This week on Money and Investing, Mitch Olarenshaw and I break down five common investment mistakes that could impact your portfolio in 2025. With market trends shifting and emotional investing still a major challenge, they offer insights to keep your decisions grounded and strategic.
1. Panic selling
Market fluctuations are inevitable, but reacting emotionally by selling during short-term dips can cost you long-term gains. If you’ve done your research and invested in a solid business, focus on the fundamentals rather than daily price swings.
2. Buying based on FOMO
Jumping into an investment because it’s trending can lead to overpaying. Instead of chasing hype, consider using strategies like selling puts to enter at better prices, ensuring you’re making calculated decisions.
3. Letting losses run and cutting profits early
Many investors hold onto losing positions, hoping they’ll recover, while taking quick profits on winners. This imbalance can damage long-term returns. Setting clear entry and exit points before investing can help you stay disciplined.
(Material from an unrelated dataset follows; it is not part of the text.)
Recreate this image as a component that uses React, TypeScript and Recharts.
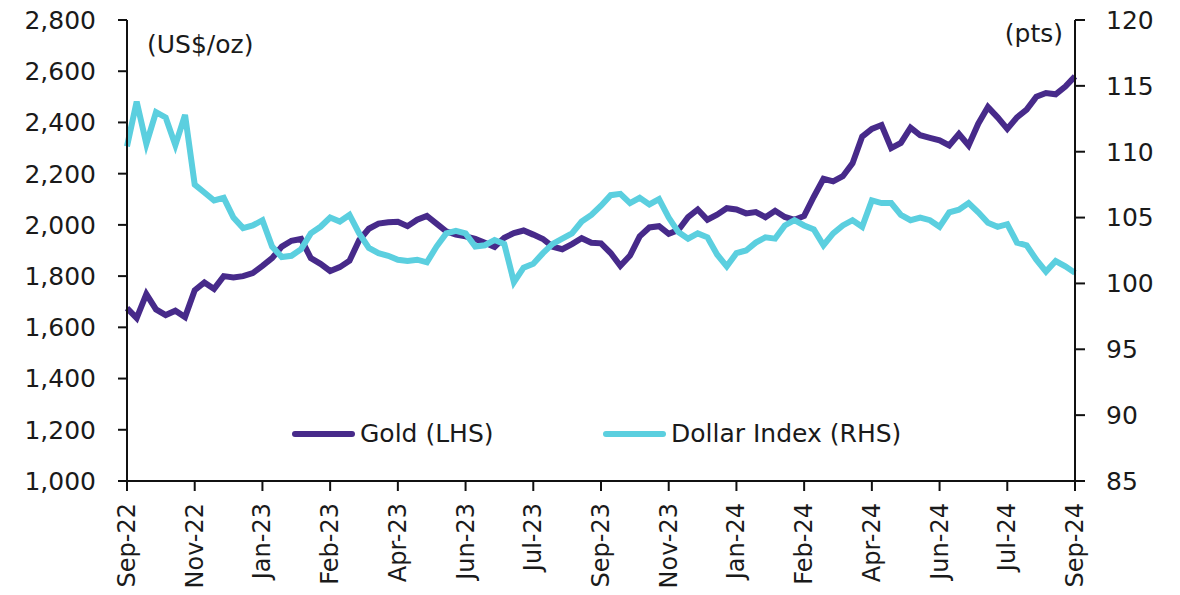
import { Line, LineChart, XAxis, YAxis } from "recharts";

const FONT = "'DejaVu Sans', sans-serif";
const INK = "#1a1a1a";
const GOLD_COLOR = "#472a8a";
const DXY_COLOR = "#5bcfdf";

// tick labels along the bottom, one every 7 points
const months = [
  "Sep-22", "Nov-22", "Jan-23", "Feb-23", "Apr-23", "Jun-23", "Jul-23", "Sep-23",
  "Nov-23", "Jan-24", "Feb-24", "Apr-24", "Jun-24", "Jul-24", "Sep-24",
];

// gold price, US$/oz (LHS)
const gold = [
  1675, 1636, 1730, 1670, 1648, 1665, 1640, 1745, 1775, 1750,
  1800, 1795, 1800, 1812, 1840, 1870, 1915, 1938, 1945, 1870,
  1848, 1820, 1835, 1860, 1940, 1985, 2005, 2010, 2012, 1995,
  2020, 2035, 2005, 1975, 1962, 1955, 1945, 1930, 1914, 1950,
  1968, 1978, 1962, 1945, 1915, 1905, 1925, 1948, 1930, 1928,
  1890, 1840, 1880, 1955, 1990, 1995, 1965, 1980, 2030, 2060,
  2020, 2040, 2065, 2060, 2045, 2050, 2030, 2055, 2031, 2020,
  2035, 2110, 2180, 2170, 2190, 2240, 2345, 2375, 2390, 2300,
  2320, 2380, 2350, 2340, 2330, 2310, 2355, 2310, 2395, 2460,
  2420, 2375, 2420, 2450, 2500, 2515, 2510, 2540, 2580,
];

// dollar index, pts (RHS)
const dollar = [
  110.4, 113.8, 110.6, 113.0, 112.6, 110.5, 112.8, 107.5, 106.9, 106.3,
  106.5, 105.0, 104.2, 104.4, 104.8, 102.8, 102.0, 102.1, 102.6, 103.8,
  104.3, 105.0, 104.7, 105.2, 103.8, 102.7, 102.3, 102.1, 101.8, 101.7,
  101.8, 101.6, 102.8, 103.8, 104.0, 103.8, 102.8, 102.9, 103.3, 103.0,
  100.1, 101.2, 101.5, 102.3, 103.0, 103.4, 103.8, 104.7, 105.2, 105.9,
  106.7, 106.8, 106.1, 106.5, 106.0, 106.4, 105.0, 103.9, 103.4, 103.8,
  103.5, 102.2, 101.3, 102.3, 102.5, 103.1, 103.5, 103.4, 104.4, 104.8,
  104.4, 104.1, 102.9, 103.8, 104.4, 104.8, 104.3, 106.3, 106.1, 106.1,
  105.2, 104.8, 105.0, 104.8, 104.3, 105.4, 105.6, 106.1, 105.4, 104.6,
  104.3, 104.5, 103.1, 102.9, 101.8, 100.9, 101.7, 101.3, 100.8,
];

const leftTicks = [1000, 1200, 1400, 1600, 1800, 2000, 2200, 2400, 2600, 2800];
const rightTicks = [85, 90, 95, 100, 105, 110, 115, 120];

const STEP = 7;
const data = gold.map((g, i) => ({ i, gold: g, dollar: dollar[i] }));
const xTicks = months.map((_, k) => k * STEP);

function MonthTick(props: any) {
  const { x, y, payload } = props;
  return (
    <text
      x={x}
      y={y}
      transform={`rotate(-90 ${x} ${y})`}
      textAnchor="end"
      dominantBaseline="central"
      fontSize={24}
      fontFamily={FONT}
      fill={INK}
    >
      {months[Math.round(payload.value / STEP)]}
    </text>
  );
}

const labelStyle: React.CSSProperties = {
  position: "absolute",
  fontFamily: FONT,
  fontSize: 25,
  lineHeight: "24px",
  color: INK,
  whiteSpace: "nowrap",
};

function LegendItem({ color, text, left }: { color: string; text: string; left: number }) {
  return (
    <div style={{ ...labelStyle, left, top: 422, display: "flex", alignItems: "center" }}>
      <span
        style={{
          display: "inline-block",
          width: 63,
          height: 6,
          borderRadius: 3,
          background: color,
          marginRight: 5,
        }}
      />
      {text}
    </div>
  );
}

export default function App() {
  const axisLine = { stroke: "#111", strokeWidth: 2 };
  const tickStyle = { fill: INK, fontSize: 25, fontFamily: FONT };
  return (
    <div style={{ position: "relative", width: 1180, height: 595, margin: "-8px 0 0 -8px" }}>
      <LineChart
        width={1180}
        height={595}
        data={data}
        margin={{ top: 20, right: 0, bottom: 0, left: 0 }}
      >
        <XAxis
          dataKey="i"
          type="number"
          domain={[0, 98]}
          ticks={xTicks}
          interval={0}
          height={114}
          tickSize={10}
          tickMargin={12}
          axisLine={axisLine}
          tickLine={axisLine}
          tick={<MonthTick />}
        />
        <YAxis
          yAxisId="left"
          domain={[1000, 2800]}
          ticks={leftTicks}
          interval={0}
          width={127}
          tickSize={9}
          tickMargin={22}
          axisLine={axisLine}
          tickLine={axisLine}
          tick={tickStyle}
          tickFormatter={(v: number) => v.toLocaleString("en-US")}
        />
        <YAxis
          yAxisId="right"
          orientation="right"
          domain={[85, 120]}
          ticks={rightTicks}
          interval={0}
          width={105}
          tickSize={10}
          tickMargin={21}
          axisLine={axisLine}
          tickLine={axisLine}
          tick={{ ...tickStyle, textAnchor: "start" }}
        />
        <Line
          yAxisId="left"
          dataKey="gold"
          stroke={GOLD_COLOR}
          strokeWidth={6}
          dot={false}
          type="linear"
          isAnimationActive={false}
        />
        <Line
          yAxisId="right"
          dataKey="dollar"
          stroke={DXY_COLOR}
          strokeWidth={6}
          dot={false}
          type="linear"
          isAnimationActive={false}
        />
      </LineChart>
      <div style={{ ...labelStyle, left: 147, top: 33 }}>(US$/oz)</div>
      <div style={{ ...labelStyle, right: 117, top: 22 }}>(pts)</div>
      <LegendItem color={GOLD_COLOR} text="Gold (LHS)" left={292} />
      <LegendItem color={DXY_COLOR} text="Dollar Index (RHS)" left={603} />
    </div>
  );
}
4. Investing without a plan
Hoping for the best without a structured approach often leads to poor decision-making. Having clear criteria for entering, exiting, and managing risk is key to long-term success.
5. Overtrading
Constantly buying and selling in response to market noise can lead to unnecessary transaction costs and emotional fatigue. Instead of chasing every opportunity, focus on a select few investments with strong fundamentals.